Instructions for the task:
Copy out the data exactly, leaving the pictures behind.

.....

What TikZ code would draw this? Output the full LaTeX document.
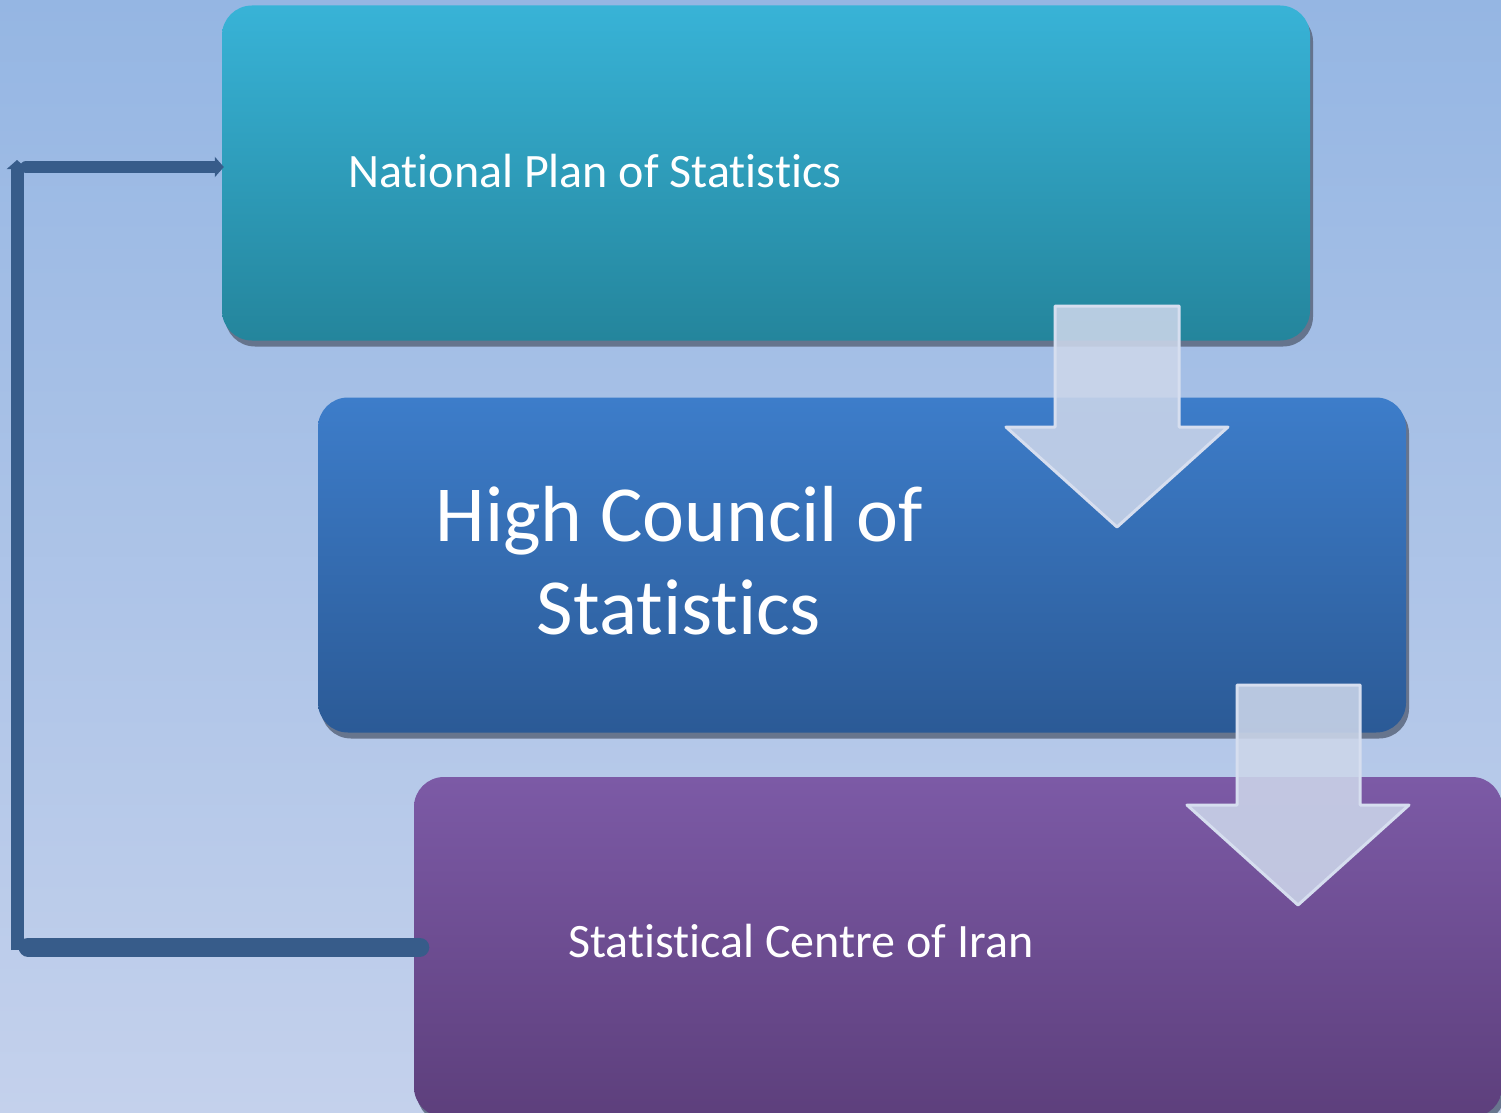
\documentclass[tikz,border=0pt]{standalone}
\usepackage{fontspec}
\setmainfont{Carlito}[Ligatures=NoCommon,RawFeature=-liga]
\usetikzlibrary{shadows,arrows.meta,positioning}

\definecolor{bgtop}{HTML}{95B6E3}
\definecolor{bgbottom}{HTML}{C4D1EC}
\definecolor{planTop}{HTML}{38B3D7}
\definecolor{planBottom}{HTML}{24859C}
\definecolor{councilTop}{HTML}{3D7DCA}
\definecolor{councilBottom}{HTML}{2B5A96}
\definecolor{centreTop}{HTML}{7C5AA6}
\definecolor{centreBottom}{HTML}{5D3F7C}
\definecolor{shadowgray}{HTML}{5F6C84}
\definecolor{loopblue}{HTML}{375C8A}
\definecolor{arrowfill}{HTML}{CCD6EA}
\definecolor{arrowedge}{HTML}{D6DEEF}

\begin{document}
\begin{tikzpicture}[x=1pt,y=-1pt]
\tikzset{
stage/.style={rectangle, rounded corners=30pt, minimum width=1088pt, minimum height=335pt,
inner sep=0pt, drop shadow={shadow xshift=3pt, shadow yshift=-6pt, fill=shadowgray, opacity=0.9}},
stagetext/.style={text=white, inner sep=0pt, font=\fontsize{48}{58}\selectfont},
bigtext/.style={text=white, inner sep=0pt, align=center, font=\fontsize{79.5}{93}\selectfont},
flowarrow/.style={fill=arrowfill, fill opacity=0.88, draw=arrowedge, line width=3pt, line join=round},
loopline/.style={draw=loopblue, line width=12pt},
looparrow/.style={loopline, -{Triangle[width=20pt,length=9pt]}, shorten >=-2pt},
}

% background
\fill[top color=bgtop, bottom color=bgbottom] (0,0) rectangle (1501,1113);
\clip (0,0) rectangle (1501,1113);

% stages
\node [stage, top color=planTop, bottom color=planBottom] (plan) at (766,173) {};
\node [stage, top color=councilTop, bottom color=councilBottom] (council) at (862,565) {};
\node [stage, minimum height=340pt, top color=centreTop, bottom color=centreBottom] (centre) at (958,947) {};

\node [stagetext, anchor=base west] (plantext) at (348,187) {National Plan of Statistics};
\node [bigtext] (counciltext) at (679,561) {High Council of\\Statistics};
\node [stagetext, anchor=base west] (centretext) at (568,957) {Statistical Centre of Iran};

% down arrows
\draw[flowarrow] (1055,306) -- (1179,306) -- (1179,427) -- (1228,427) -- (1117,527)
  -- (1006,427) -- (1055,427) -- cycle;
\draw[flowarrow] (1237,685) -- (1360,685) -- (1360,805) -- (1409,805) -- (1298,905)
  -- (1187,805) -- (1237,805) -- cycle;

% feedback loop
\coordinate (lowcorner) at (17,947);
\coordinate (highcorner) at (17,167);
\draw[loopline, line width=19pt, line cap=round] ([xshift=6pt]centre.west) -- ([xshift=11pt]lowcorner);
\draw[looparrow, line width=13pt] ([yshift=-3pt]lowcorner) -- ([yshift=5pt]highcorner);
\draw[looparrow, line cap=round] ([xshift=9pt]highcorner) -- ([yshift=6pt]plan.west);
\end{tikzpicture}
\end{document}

.....

Solution to the exercise:
What TikZ code would draw this? Output the full LaTeX document.
\documentclass[tikz,border=0pt]{standalone}
\usepackage{fontspec}
\setmainfont{Carlito}[Ligatures=NoCommon,RawFeature=-liga]
\usetikzlibrary{shadows,arrows.meta,positioning}

\definecolor{bgtop}{HTML}{95B6E3}
\definecolor{bgbottom}{HTML}{C4D1EC}
\definecolor{planTop}{HTML}{38B3D7}
\definecolor{planBottom}{HTML}{24859C}
\definecolor{councilTop}{HTML}{3D7DCA}
\definecolor{councilBottom}{HTML}{2B5A96}
\definecolor{centreTop}{HTML}{7C5AA6}
\definecolor{centreBottom}{HTML}{5D3F7C}
\definecolor{shadowgray}{HTML}{5F6C84}
\definecolor{loopblue}{HTML}{375C8A}
\definecolor{arrowfill}{HTML}{CCD6EA}
\definecolor{arrowedge}{HTML}{D6DEEF}

\begin{document}
\begin{tikzpicture}[x=1pt,y=-1pt]
\tikzset{
stage/.style={rectangle, rounded corners=30pt, minimum width=1088pt, minimum height=335pt,
inner sep=0pt, drop shadow={shadow xshift=3pt, shadow yshift=-6pt, fill=shadowgray, opacity=0.9}},
stagetext/.style={text=white, inner sep=0pt, font=\fontsize{48}{58}\selectfont},
bigtext/.style={text=white, inner sep=0pt, align=center, font=\fontsize{79.5}{93}\selectfont},
flowarrow/.style={fill=arrowfill, fill opacity=0.88, draw=arrowedge, line width=3pt, line join=round},
loopline/.style={draw=loopblue, line width=12pt},
looparrow/.style={loopline, -{Triangle[width=20pt,length=9pt]}, shorten >=-2pt},
}

% background
\fill[top color=bgtop, bottom color=bgbottom] (0,0) rectangle (1501,1113);
\clip (0,0) rectangle (1501,1113);

% stages
\node [stage, top color=planTop, bottom color=planBottom] (plan) at (766,173) {};
\node [stage, top color=councilTop, bottom color=councilBottom] (council) at (862,565) {};
\node [stage, minimum height=340pt, top color=centreTop, bottom color=centreBottom] (centre) at (958,947) {};

\node [stagetext, anchor=base west] (plantext) at (348,187) {National Plan of Statistics};
\node [bigtext] (counciltext) at (679,561) {High Council of\\Statistics};
\node [stagetext, anchor=base west] (centretext) at (568,957) {Statistical Centre of Iran};

% down arrows
\draw[flowarrow] (1055,306) -- (1179,306) -- (1179,427) -- (1228,427) -- (1117,527)
  -- (1006,427) -- (1055,427) -- cycle;
\draw[flowarrow] (1237,685) -- (1360,685) -- (1360,805) -- (1409,805) -- (1298,905)
  -- (1187,805) -- (1237,805) -- cycle;

% feedback loop
\coordinate (lowcorner) at (17,947);
\coordinate (highcorner) at (17,167);
\draw[loopline, line width=19pt, line cap=round] ([xshift=6pt]centre.west) -- ([xshift=11pt]lowcorner);
\draw[looparrow, line width=13pt] ([yshift=-3pt]lowcorner) -- ([yshift=5pt]highcorner);
\draw[looparrow, line cap=round] ([xshift=9pt]highcorner) -- ([yshift=6pt]plan.west);
\end{tikzpicture}
\end{document}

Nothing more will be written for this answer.